Moya no sabía dónde estaba cuando volvió a casa, pero una llamada de teléfono a su móvil lo devolvió a la realidad:

– ¿Joaquín? Soy … Carmen.

– ¡Carmen! ¿Cómo estás? No te he dado las gracias por el libro.

– No te preocupes. Yo estoy bien. ¿Cómo estás tú?

– Bueno, he tenido días mejores.

– Eso me han dicho.

– ¿Sí? ¿Quién?

– Un compañero de IDEAL va a destapar el asunto en el que estás metido.

– ¿Qué?

– Sí, me ha llamado para consultarme. Se ve que ahora soy una experta en casos inexplicables.

– Eso desde luego.

– No bromees, Joaquín. Estoy preocupada. Mi colega también me ha chivado que tú eres el principal sospechoso. Van a por ti. Se lo ha dicho una fuente de la comisaría.

– Lo sé –dijo Joaquín con cansancio-. Esto nos suena, ¿no?

– Sí –dijo Carmen con tristeza-. Oye, me voy para allá.

– ¿Qué?

– Que rescates tu Volkswagen GTI y me recojas mañana a las 9 en el aeropuerto.

– El coche quedó siniestro total, ¿no te acuerdas?

– Pues vente en taxi.

– Bueno, allí estaré.

– Oye, Joaquín… ¿Aguantarás sin meterte en líos hasta que yo llegue?

– Lo intentaré.

– Vete a la cama. Pareces grogui.

– Sí.

Moya colgó, y una especie de laxitud se apoderó de él. Se lavó los dientes y, tal como le había prometido a Carmen Mendoza, se metió en la cama. Cogió su libro de la mesilla de noche y miró la fotografía de la solapa, donde Carmen aparecía sonriente, con la melena corta, el pelo y la tez morenos, los ojos marrones y la cara agradable, de rasgos redondeados. Cerró los ojos, y unas frases se deslizaron en su mente como los restos de su conciencia: «Sentado sobre un trono de sombra vas siendo ya sombra tú todo. Sombra tu cabeza, sombra tu vientre, sombra tu vida misma. Palabras de demente o palabras de muerto, es igual. Esta es tu vida: líquido lamento fluyendo entre sombras iguales».

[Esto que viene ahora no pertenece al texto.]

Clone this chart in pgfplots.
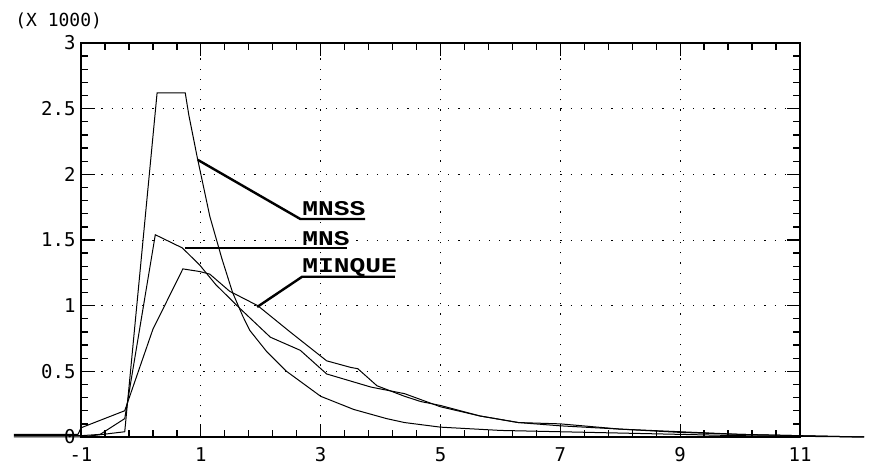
\documentclass[border=0pt]{standalone}
\usepackage{fontspec}
\setmainfont{DejaVu Sans Mono}
\newfontfamily\tickfont{DejaVu Sans Mono}
\newfontfamily\tagfont{Liberation Mono}[FakeStretch=1.25]
\usepackage{pgfplots}
\pgfplotsset{compat=1.18}

% density estimates (values in thousands)
\pgfplotstableread{
x      y
-2.12  0.00
-1.00  0.00
-0.27  0.04
0.27   2.62
0.74   2.62
0.80   2.45
0.94   2.13
1.15   1.68
1.35   1.36
1.53   1.10
1.70   0.92
1.82   0.81
2.10   0.65
2.43   0.50
3.00   0.31
3.55   0.21
4.10   0.14
4.40   0.11
5.00   0.075
6.00   0.05
7.00   0.04
8.00   0.03
9.00   0.02
10.00  0.01
11.00  0.005
12.07  0.00
}\mnss

\pgfplotstableread{
x      y
-2.12  0.01
-1.00  0.01
-0.68  0.02
-0.27  0.14
0.24   1.54
0.69   1.44
0.98   1.31
1.25   1.16
1.65   0.98
2.16   0.76
2.66   0.66
3.10   0.48
3.84   0.38
4.40   0.33
5.00   0.23
5.66   0.16
6.30   0.11
7.00   0.085
7.60   0.07
8.00   0.06
9.00   0.035
10.00  0.02
11.00  0.01
12.07  0.00
}\mns

\pgfplotstableread{
x      y
-2.12  0.02
-1.05  0.02
-1.00  0.07
-0.27  0.20
0.20   0.82
0.70   1.28
0.98   1.26
1.15   1.24
1.48   1.11
1.95   1.00
2.49   0.80
3.10   0.58
3.50   0.53
3.62   0.52
3.94   0.39
4.40   0.31
4.67   0.27
5.00   0.24
5.66   0.16
6.30   0.11
7.00   0.10
8.00   0.06
9.00   0.04
10.00  0.02
11.00  0.01
12.07  0.00
}\minque

\tikzset{
  dotgrid/.style={black, line width=0.9pt, dash pattern=on 1.2pt off 9pt},
}
\pgfplotsset{tk/.style={black, solid, line width=1.3pt, mark=none, forget plot}}

\begin{document}
\begin{tikzpicture}
\begin{axis}[
  scale only axis,
  width=719pt, height=394pt,
  xmin=-1, xmax=11, ymin=0, ymax=3,
  xtick={-1,1,...,11},
  ytick={0,0.5,...,3},
  major tick length=0pt,
  minor tick length=0pt,
  axis line style={line width=1.5pt},
  clip=false,
  /pgf/number format/assume math mode=true,
  tick label style={font=\tickfont\fontsize{19}{20}\selectfont},
  yticklabel style={xshift=-2pt},
  xticklabel style={yshift=-7pt},
]
% dotted reference lines at the major ticks
\pgfplotsinvokeforeach{1,3,5,7,9}{
  \draw[dotgrid] (axis cs:#1,0) -- (axis cs:#1,3);
}
\pgfplotsinvokeforeach{0.5,1,1.5,2,2.5}{
  \draw[dotgrid] (axis cs:-1,#1) -- (axis cs:11,#1);
}

% inward tick marks on all four sides
\pgfplotsinvokeforeach{-0.6,-0.2,0.2,0.6,1.4,1.8,2.2,2.6,3.4,3.8,4.2,4.6,5.4,5.8,6.2,6.6,7.4,7.8,8.2,8.6,9.4,9.8,10.2,10.6}{
  \addplot[tk] coordinates {(#1,0) (#1,0.053)};
  \addplot[tk] coordinates {(#1,3) (#1,2.947)};
}
\pgfplotsinvokeforeach{-1,1,3,5,7,9,11}{
  \addplot[tk] coordinates {(#1,0) (#1,0.099)};
  \addplot[tk] coordinates {(#1,3) (#1,2.901)};
}
\pgfplotsinvokeforeach{0.1,0.2,0.3,0.4,0.6,0.7,0.8,0.9,1.1,1.2,1.3,1.4,1.6,1.7,1.8,1.9,2.1,2.2,2.3,2.4,2.6,2.7,2.8,2.9}{
  \addplot[tk] coordinates {(-1,#1) (-0.883,#1)};
  \addplot[tk] coordinates {(11,#1) (10.883,#1)};
}
\pgfplotsinvokeforeach{0.5,1,1.5,2,2.5}{
  \addplot[tk] coordinates {(-1,#1) (-0.766,#1)};
  \addplot[tk] coordinates {(11,#1) (10.783,#1)};
}

\addplot[black, line width=1pt] table {\mnss};
\addplot[black, line width=1pt] table {\mns};
\addplot[black, line width=1pt] table {\minque};

% label leaders
\addplot[black, line width=2.4pt] coordinates {(0.95,2.11) (2.66,1.66) (3.74,1.66)};
\addplot[black, line width=2.4pt] coordinates {(0.74,1.44) (3.44,1.44)};
\addplot[black, line width=2.4pt] coordinates {(1.94,0.99) (2.69,1.22) (4.24,1.22)};

\node[anchor=base west, inner sep=0, font=\tagfont\bfseries\fontsize{21}{21}\selectfont] at (axis cs:2.69,1.69) {MNSS};
\node[anchor=base west, inner sep=0, font=\tagfont\bfseries\fontsize{21}{21}\selectfont] at (axis cs:2.69,1.46) {MNS};
\node[anchor=base west, inner sep=0, font=\tagfont\bfseries\fontsize{21}{21}\selectfont] at (axis cs:2.69,1.25) {MINQUE};

\node[anchor=west, inner sep=0, font=\tickfont\fontsize{18}{20}\selectfont] at (axis cs:-2.1,3.17) {(X 1000)};
\end{axis}
\path (-81pt,-32pt) rectangle (790pt,437pt);
\end{tikzpicture}
\end{document}
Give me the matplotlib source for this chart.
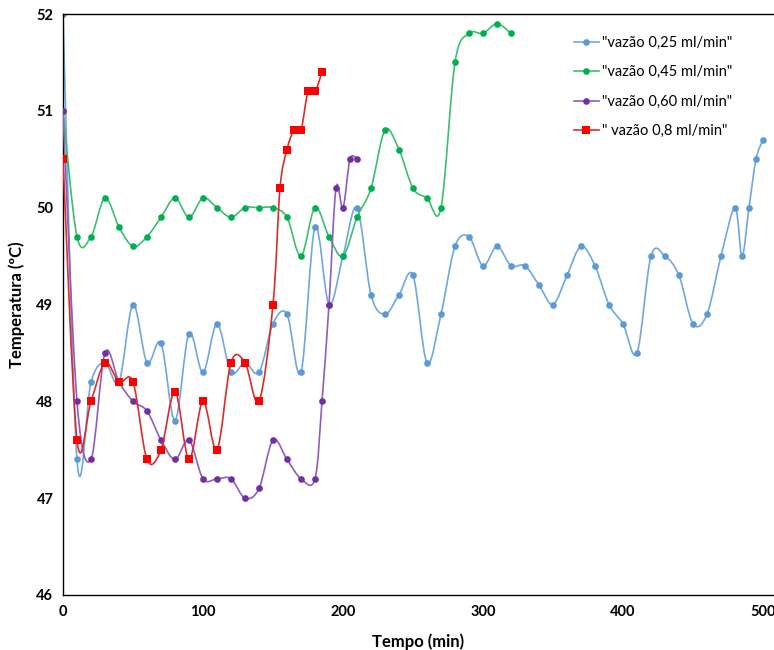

Moya dormía en su habitación; o creía que dormía, pues sólo había cerrado los ojos un momento. Sentía en la boca el regusto del whisky, síntoma de que había bebido demasiado, y quizá mañana ya no se acordara de lo que había ocurrido esa noche, o dudaría si era verdad o no. La falta de sueño no contribuía a que mantuviera la lucidez ni su equilibrio personal. Todo lo que sucedía parecía no sucederle, y hasta hechos indiscutibles como el asesinato de Eusebio estaban envueltos en una bruma tóxica que iba minando su conexión con la realidad y lo embargaba con múltiples dudas. La muerte había tintado su vida de incertidumbre, y ya no tenía sentido hacer planes a largo plazo, ni siquiera a una semana vista; Moya se aleccionaba para vivir cada día como si fuera el último. Pero se sentía tan débil anímicamente que era incapaz de llenarlos con un contenido cargado de responsabilidad y rectitud, de inteligencia y alegría, como le hubieran pedido Eusebio y su padre; más bien dejaba pasar las horas en la Facultad y en la casa, donde el alcohol le proporcionaba un punto de atontamiento que le permitía dormir mejor. Pero ¿estaba durmiendo? Recordaba la brisa que entraba por el balcón abierto, fría pero agradable, pues respiraba mejor. Luego, como el golpeteo de unos dedos sobre el cristal, la voz tan añorada que le preguntaba si podía pasar, como si una invitación fuera un requisito ineludible para entrar en la casa. Y los ojos verdes de Luisa mirándole en su dormitorio como hacía tanto tiempo en el bosque de la Alhambra. Y allí estaban ahora, en el mismo banco, con Luisa metiéndose bajo su jersey de lana, sólo que notaba su cuerpo desnudo, los pezones tiesos de frío, acariciándole. Y sus manos sobre los pantalones, que desabrochaba para liberar su polla. Luisa le besaba en la boca, pero junto al regusto a whisky había también un sabor metálico y ferroso, a su propia sangre. Porque conforme lo besaba, Luisa le mordía los labios, sorbía su sangre y sus caricias se volvían dolorosas, violentas, mientras le arrancaba la ropa y le tiraba sobre el banco para follarlo a horcajadas. Aunque Moya no sentía en su espalda el frío de la piedra, sino el colchón mullido de su cama, al tiempo que luchaba por no perder la conciencia, adormilado ahora por la voz de Luisa, que le decía: «Sé como yo, vive conmigo siempre» y, al mismo tiempo, sentía el roce de sus labios sobre el glande, y el placer al eyacular y el dolor cuando Luisa le mordió en la ingle.